Non c’è pace per i Forfettari: nel giro di dieci anni, il regime dei Minimi ha cambiato diverse volte, oltre che il nome, anche tutte le regole normative: dai requisiti di ingresso ai tetti di reddito e al trattamento fiscale.
Ma la virata 2019-2020 è una delle più rilevanti: la scorsa Manovra aveva ampliato la platea del regime a forfait alzando il tetto di reddito a 65mila euro, rendendolo anche primo campo di applicazione della flat tax al 15%.
Ora, il ddl di Bilancio 2020 contiene una radicale marcia indietro: non solo non scatterà l’aliquota agevolata al 20% fino a 100mila euro di entrate (verrà quindi abolita la relativa norma inserita nella legge di bilancio 2019) ma sarà anche reso molto più rigido l’attuale regime agevolato. Che, dicono in molti, assomiglia sempre più al “vecchio” regime dei Minimi, in teoria mandato in soffitta nel 2016.

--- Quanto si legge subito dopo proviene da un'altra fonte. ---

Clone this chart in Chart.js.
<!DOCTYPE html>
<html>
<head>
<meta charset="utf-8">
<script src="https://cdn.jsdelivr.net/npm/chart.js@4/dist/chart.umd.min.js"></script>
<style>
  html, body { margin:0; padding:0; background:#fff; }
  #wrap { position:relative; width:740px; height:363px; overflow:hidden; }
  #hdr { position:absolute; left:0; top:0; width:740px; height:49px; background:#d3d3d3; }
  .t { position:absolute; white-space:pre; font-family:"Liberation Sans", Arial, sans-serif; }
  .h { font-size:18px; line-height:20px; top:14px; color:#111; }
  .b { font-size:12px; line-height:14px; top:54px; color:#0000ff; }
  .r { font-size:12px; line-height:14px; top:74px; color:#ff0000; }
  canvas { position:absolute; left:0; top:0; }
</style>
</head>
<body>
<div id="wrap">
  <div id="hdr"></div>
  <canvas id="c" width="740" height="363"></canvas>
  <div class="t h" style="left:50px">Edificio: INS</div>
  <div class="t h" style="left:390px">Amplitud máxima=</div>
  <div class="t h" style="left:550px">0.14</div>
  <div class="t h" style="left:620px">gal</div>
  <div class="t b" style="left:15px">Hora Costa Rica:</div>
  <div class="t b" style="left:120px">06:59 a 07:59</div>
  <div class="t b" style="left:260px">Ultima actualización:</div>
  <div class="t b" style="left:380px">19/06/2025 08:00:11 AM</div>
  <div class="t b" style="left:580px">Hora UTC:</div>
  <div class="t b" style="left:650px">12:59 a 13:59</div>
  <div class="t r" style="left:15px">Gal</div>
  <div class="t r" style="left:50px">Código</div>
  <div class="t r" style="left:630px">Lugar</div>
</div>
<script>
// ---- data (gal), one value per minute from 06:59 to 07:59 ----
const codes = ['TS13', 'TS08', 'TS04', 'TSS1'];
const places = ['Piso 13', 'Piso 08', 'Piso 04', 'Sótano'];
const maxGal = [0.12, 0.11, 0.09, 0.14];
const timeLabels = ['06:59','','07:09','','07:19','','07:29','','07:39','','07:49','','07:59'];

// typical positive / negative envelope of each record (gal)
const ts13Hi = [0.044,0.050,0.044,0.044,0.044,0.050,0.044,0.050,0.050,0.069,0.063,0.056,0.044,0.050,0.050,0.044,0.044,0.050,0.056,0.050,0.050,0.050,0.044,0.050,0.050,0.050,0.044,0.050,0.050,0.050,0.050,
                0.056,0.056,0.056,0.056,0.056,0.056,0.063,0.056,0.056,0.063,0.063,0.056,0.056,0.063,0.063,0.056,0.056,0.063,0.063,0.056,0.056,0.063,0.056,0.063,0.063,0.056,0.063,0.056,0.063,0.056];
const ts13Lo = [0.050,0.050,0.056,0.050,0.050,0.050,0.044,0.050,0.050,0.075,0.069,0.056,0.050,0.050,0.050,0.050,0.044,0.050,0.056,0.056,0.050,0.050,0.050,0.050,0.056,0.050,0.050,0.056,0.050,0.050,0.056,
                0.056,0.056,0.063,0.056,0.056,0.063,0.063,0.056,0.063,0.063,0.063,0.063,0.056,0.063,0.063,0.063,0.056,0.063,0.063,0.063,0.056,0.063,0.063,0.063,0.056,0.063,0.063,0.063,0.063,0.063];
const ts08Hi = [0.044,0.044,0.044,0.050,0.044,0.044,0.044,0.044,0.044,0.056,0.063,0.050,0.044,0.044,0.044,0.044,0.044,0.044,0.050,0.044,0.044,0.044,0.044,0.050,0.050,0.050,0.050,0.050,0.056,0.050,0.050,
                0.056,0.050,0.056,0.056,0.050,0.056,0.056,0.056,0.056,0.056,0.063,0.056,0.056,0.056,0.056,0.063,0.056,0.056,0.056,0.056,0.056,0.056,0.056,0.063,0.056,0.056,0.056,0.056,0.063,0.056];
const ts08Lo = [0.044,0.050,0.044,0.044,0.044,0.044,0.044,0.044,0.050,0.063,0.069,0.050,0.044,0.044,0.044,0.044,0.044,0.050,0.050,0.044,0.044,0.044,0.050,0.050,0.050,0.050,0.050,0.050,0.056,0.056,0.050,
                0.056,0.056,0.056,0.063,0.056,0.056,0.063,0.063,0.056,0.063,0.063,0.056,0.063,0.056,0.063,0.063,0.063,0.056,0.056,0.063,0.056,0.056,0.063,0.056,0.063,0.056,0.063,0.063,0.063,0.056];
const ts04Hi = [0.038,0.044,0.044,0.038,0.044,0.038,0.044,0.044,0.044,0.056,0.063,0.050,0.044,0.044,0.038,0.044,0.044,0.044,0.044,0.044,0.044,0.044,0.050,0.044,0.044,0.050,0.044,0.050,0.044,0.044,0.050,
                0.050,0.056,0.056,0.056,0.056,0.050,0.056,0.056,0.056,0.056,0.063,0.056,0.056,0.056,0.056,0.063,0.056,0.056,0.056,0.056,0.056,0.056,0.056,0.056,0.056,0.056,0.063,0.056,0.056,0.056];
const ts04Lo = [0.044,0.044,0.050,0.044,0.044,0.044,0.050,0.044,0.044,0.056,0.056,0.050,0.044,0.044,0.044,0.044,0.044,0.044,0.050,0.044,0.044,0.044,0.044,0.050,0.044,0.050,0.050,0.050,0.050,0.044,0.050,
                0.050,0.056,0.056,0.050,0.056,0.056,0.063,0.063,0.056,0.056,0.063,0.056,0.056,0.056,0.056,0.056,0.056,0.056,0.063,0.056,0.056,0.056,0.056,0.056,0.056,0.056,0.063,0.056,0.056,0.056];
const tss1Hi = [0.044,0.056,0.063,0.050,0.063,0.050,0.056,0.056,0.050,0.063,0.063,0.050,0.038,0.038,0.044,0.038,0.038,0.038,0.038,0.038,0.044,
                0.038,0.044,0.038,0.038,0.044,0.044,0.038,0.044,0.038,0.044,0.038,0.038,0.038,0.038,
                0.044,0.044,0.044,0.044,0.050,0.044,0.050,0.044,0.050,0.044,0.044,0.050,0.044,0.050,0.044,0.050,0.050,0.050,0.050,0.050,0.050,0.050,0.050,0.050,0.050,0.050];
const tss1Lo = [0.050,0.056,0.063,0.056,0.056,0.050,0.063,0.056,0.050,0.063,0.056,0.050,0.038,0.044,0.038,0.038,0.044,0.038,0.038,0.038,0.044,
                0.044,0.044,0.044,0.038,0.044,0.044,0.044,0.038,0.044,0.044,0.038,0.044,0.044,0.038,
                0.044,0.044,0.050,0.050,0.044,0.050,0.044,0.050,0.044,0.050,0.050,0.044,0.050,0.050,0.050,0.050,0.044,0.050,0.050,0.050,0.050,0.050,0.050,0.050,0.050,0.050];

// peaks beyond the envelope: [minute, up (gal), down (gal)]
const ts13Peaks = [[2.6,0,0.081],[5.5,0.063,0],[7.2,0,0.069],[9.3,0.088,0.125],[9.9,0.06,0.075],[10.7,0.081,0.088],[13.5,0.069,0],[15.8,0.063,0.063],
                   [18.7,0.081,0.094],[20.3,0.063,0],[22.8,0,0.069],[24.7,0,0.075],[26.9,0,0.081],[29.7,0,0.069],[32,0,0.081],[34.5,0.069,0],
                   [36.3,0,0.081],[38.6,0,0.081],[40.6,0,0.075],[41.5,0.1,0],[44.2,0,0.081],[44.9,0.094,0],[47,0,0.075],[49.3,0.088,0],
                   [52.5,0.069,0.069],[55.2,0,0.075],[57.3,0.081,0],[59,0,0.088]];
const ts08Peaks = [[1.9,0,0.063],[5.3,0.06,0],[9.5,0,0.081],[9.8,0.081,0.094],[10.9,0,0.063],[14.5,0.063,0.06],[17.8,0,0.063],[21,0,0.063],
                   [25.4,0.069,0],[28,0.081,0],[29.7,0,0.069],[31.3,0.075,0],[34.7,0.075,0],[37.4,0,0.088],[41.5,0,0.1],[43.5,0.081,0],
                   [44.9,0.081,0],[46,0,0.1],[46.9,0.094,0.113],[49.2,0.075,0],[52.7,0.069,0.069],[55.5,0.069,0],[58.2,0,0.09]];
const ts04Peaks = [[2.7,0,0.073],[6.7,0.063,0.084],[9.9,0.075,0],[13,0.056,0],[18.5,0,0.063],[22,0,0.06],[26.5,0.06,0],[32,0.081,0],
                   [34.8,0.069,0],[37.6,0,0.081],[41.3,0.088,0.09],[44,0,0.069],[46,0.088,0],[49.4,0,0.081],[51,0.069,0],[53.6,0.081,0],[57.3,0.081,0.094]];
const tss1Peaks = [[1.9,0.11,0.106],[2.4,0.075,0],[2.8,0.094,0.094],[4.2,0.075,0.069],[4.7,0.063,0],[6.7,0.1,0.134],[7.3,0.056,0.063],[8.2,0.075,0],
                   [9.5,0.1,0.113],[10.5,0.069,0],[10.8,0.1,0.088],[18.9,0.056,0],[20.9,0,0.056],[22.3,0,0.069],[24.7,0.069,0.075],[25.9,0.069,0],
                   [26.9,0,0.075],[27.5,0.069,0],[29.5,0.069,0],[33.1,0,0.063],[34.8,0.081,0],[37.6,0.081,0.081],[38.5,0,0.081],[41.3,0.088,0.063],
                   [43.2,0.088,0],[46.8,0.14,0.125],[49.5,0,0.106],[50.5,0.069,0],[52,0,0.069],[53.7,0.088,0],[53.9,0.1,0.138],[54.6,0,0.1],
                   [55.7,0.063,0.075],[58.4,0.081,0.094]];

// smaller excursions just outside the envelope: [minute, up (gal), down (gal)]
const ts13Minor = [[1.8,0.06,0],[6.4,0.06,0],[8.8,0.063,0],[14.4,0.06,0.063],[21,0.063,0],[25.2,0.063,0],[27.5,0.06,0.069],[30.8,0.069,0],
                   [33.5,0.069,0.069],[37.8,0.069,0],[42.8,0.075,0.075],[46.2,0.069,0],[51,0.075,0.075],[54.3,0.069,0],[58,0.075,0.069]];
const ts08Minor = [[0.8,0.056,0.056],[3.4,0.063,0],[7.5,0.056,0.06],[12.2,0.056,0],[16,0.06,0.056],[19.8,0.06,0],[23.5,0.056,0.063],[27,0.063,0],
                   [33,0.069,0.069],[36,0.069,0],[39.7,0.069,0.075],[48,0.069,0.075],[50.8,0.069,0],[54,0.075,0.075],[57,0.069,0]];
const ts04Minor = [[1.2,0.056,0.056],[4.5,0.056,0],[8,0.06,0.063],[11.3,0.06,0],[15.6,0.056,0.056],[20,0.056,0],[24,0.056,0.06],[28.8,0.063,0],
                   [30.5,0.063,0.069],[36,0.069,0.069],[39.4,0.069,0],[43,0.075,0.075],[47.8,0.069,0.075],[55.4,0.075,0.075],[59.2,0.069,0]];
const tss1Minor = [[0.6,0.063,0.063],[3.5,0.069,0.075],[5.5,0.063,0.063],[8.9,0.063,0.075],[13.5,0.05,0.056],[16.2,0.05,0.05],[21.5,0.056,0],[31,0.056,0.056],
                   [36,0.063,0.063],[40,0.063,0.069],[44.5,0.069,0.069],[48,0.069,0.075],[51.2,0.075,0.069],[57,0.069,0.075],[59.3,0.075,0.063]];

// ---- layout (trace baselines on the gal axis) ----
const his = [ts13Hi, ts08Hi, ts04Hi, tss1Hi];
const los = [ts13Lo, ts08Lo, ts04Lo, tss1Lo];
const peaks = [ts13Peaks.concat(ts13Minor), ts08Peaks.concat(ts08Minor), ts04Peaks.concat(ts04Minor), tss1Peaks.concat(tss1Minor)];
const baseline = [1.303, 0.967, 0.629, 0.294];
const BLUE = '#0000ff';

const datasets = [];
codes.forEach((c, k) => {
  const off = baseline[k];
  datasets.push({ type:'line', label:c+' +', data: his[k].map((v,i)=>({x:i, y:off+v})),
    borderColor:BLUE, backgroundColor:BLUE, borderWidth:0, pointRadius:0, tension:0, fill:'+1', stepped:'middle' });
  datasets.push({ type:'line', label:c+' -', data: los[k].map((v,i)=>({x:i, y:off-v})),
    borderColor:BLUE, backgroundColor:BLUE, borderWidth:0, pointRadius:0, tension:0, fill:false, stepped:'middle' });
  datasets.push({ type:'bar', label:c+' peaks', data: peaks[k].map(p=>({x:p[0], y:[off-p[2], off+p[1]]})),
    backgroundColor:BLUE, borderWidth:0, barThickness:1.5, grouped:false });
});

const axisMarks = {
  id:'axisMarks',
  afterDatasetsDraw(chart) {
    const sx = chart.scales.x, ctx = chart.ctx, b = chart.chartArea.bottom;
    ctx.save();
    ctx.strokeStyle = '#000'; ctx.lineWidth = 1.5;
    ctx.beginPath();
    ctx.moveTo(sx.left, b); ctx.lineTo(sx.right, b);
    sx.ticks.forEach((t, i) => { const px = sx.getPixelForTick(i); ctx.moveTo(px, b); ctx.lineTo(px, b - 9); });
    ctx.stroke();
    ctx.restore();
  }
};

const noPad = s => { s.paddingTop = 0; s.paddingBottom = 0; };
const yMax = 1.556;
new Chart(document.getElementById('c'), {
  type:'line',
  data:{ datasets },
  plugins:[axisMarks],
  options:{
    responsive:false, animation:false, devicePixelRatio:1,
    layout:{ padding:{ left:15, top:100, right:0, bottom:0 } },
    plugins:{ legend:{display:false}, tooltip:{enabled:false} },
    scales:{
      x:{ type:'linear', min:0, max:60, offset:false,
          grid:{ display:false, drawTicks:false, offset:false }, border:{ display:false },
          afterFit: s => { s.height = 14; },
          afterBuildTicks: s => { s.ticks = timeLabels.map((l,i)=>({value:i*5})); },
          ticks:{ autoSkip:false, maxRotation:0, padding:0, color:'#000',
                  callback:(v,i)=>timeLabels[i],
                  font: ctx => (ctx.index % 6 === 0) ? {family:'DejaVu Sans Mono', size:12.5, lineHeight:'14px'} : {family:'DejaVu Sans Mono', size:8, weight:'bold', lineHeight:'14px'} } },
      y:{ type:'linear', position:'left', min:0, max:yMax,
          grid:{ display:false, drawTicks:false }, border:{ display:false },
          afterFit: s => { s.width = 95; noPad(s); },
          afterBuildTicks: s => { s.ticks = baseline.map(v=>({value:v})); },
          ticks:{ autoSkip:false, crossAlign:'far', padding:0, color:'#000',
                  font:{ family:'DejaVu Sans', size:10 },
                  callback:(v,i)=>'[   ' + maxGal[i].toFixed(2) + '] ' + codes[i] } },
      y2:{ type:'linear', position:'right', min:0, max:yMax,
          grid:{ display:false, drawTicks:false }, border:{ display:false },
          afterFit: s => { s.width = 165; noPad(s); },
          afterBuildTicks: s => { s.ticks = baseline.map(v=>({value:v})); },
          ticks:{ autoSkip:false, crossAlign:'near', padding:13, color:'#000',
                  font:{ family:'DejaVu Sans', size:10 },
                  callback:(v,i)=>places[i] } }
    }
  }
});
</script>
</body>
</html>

Ripercorriamo la storia delle aliquote e delle regole applicate nel giro di dieci anni alle Partite IVA forfettarie.
=> Partite IVA: stretta su forfettari e flat tax
Nel 2008 viene introdotto il regime dei Minimi, con l’obiettivo di semplificare gli adempimenti fiscali degli autonomi con entrate basse, magari a inizio attività. Regolamentato dai commi 96 e seguenti della legge 244/2007, prevedeva un tetto annuo di ricavi di 30mila euro e un’aliquota fiscale al 20%. C’erano poi una serie di requisiti da rispettare per l’accesso: 15mila euro di acquisti di beni strumentali in tre anni, niente compensi per i collaboratori, nessuna cessione all’esportazione.
Nel giro di 10 anni questo regime speciale fiscale sarà via via via modificato.

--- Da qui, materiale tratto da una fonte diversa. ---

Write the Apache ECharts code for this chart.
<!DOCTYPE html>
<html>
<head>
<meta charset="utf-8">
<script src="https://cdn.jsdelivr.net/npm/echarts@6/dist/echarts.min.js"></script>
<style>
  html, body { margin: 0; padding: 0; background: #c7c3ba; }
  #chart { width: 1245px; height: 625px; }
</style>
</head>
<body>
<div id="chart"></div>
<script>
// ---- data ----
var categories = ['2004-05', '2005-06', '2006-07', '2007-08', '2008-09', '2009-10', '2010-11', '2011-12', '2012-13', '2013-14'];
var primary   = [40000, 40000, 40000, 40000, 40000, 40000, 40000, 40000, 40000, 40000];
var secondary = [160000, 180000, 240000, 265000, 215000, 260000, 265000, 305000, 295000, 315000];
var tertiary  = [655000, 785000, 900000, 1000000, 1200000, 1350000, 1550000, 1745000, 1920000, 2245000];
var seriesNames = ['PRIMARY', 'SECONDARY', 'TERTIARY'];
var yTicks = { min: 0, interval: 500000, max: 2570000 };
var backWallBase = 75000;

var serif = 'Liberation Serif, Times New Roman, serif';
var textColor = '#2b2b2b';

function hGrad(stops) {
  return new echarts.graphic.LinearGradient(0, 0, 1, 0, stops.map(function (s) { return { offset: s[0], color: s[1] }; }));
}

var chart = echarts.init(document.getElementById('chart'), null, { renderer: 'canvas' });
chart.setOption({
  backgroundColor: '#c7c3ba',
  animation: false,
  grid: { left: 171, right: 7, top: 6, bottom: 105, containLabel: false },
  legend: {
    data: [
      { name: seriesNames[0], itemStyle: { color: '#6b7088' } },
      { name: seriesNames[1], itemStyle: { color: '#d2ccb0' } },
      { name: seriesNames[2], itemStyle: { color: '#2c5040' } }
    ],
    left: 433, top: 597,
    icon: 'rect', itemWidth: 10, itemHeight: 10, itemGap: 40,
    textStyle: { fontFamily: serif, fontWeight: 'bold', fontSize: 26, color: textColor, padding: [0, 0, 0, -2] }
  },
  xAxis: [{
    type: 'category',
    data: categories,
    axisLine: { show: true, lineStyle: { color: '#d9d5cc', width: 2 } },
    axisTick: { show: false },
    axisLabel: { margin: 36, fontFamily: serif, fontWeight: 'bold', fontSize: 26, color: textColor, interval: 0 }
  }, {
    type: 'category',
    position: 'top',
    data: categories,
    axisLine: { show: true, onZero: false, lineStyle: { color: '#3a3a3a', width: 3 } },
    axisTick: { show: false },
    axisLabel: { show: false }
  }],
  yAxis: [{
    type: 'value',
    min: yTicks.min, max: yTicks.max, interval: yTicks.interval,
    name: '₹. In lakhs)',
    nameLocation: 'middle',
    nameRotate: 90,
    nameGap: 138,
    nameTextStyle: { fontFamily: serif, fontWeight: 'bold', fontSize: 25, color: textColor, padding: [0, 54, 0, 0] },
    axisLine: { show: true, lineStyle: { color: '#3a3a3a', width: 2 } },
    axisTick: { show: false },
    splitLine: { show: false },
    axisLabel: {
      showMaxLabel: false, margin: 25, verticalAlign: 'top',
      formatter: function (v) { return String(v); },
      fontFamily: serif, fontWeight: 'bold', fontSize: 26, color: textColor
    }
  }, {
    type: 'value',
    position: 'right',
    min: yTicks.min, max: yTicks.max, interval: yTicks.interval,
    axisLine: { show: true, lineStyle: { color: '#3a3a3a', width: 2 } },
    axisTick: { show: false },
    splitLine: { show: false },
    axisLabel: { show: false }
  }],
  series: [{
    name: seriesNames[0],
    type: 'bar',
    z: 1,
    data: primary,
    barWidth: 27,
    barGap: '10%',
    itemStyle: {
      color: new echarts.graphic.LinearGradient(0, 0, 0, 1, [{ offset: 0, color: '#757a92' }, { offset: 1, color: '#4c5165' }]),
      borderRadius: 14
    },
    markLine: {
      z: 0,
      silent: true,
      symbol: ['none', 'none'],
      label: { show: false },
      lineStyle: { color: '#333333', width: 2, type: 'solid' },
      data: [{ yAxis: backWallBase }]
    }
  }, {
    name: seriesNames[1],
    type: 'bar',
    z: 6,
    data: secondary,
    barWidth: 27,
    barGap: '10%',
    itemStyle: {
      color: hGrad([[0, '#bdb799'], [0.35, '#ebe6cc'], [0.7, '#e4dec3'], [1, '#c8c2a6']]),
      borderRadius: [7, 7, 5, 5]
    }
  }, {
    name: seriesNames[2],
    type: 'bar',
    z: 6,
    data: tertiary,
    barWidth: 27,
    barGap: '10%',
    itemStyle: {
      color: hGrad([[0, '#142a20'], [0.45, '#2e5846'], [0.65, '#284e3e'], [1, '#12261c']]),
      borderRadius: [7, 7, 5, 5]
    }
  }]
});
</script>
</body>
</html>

Nel 2011, con la “manovra estiva”, il regime dei minimi diventa regime fiscale di vantaggio per l’imprenditoria giovanile e lavoratori in mobilità: l’imposta sostituiva scende al 5%, quindi diventa molto più conveniente, ma i paletti di ingresso cambiano a loro volta parecchio, così come le regole applicative. In estrema sintesi: durata massima cinque anni, requisito necessario essere una nuova attività (intrapresa dopo il 31 dicembre 2007), aperta da un giovane o da un lavoratore in mobilità. Il tetto di reddito a 30mila euro.

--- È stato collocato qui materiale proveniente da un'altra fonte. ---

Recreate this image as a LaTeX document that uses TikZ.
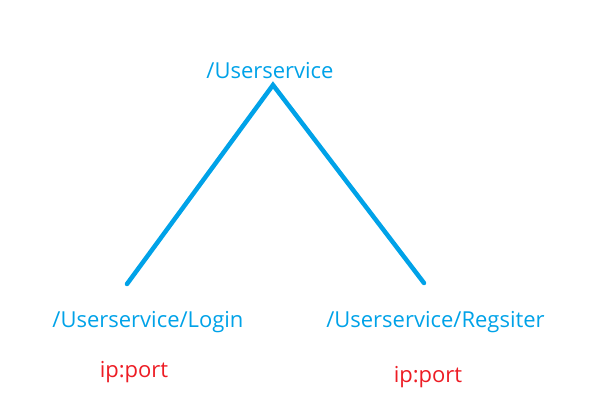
\documentclass[tikz,border=0pt]{standalone}
\usepackage{fontspec}
\setmainfont{Open Sans}
\definecolor{pblue}{HTML}{00A2E8}
\definecolor{pred}{HTML}{ED1C24}
\begin{document}
\begin{tikzpicture}[x=1pt,y=-1pt,
  lbl/.style={text=pblue,font=\fontsize{22}{26}\selectfont,inner sep=0pt},
  addr/.style={text=pred,font=\fontsize{22}{26}\selectfont,inner sep=0pt},
  edge/.style={draw=pblue,line width=4.5pt,line cap=round}]
\useasboundingbox (0,0) rectangle (590,404);
\node[lbl,anchor=base] (root) at (270,79) {/Userservice};
\node[lbl,anchor=base] (login) at (148,327) {/Userservice/Login};
\node[lbl,anchor=base] (reg) at (435.5,327) {/Userservice/Regsiter};
\node[addr,anchor=base] (ip1) at (134,377) {ip:port};
\node[addr,anchor=base] (ip2) at (428,382) {ip:port};
\coordinate (apex) at (273,85);
\coordinate (lend) at (127,284);
\coordinate (rend) at (424,283);
\draw[edge] (lend) -- (apex) -- (rend);
\end{tikzpicture}
\end{document}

Nel 2015 arriva il nuovo regime forfettario, cambiato dalla legge di Stabilità. L’aliquota fiscale piatta si fissa al 15%, i tetto di reddito cambiano a seconda delle diverse attività professionali, che vanno dai 15mila euro dei professionisti ai 40mila dei commercianti. E viene modificato il metodo di calcolo dell’imponibile, effettuato mediante un sistema di coefficienti, anch’essi diversi a seconda della tipologia di attività. Questo sistema assorbe di fatto tutti i precedenti regimi fiscali agevolati, e viene leggermente modificato negli anni seguenti (vengono rimodulati i diversi tetti di reddito).
E arriviamo al 2019, quando la manovra del Governo M5S-Lega alza il tetto a 65mila euro per tutti. E imposta un’ulteriore step verso la flat tax, prevedendo dal 2020 un’aliquota al 20% per chi fattura fra i 65mila e i 100mila euro (senza applicazione del forfettario ma con determinazione ordinario del reddito).
Nel 2020 questa strategia fiscale sarà abbandonata: non scatterà la nuova aliquota al 20% per i redditi fino a 20mila euro e torneranno i vecchi paletti anche se con qualche modifica. In particolare: tetto di 20mila agli acquisti di beni strumentali, tetto di 20mila euro ai compensi ai collaboratori e ai dipendenti. Si ragiona sul divieto di accesso per i lavoratori dipendenti che guadagnano più di 30mila euro.
In realtà è bene aspettare i testi definitivi delle misure per capire con precisione come sarà modulata la stretta 2020, così da fare un definitivo paragone con il trattamento fiscale degli anni precedenti.
Un altro cambiamento riguarda la fatturazione elettronica, che diventerà obbligatoria anche per i forfettari (con l’esclusione, probabilmente, di coloro che hanno ricavi inferiori ai 30mila euro, per i quali dovrebbe restare l’esenzione).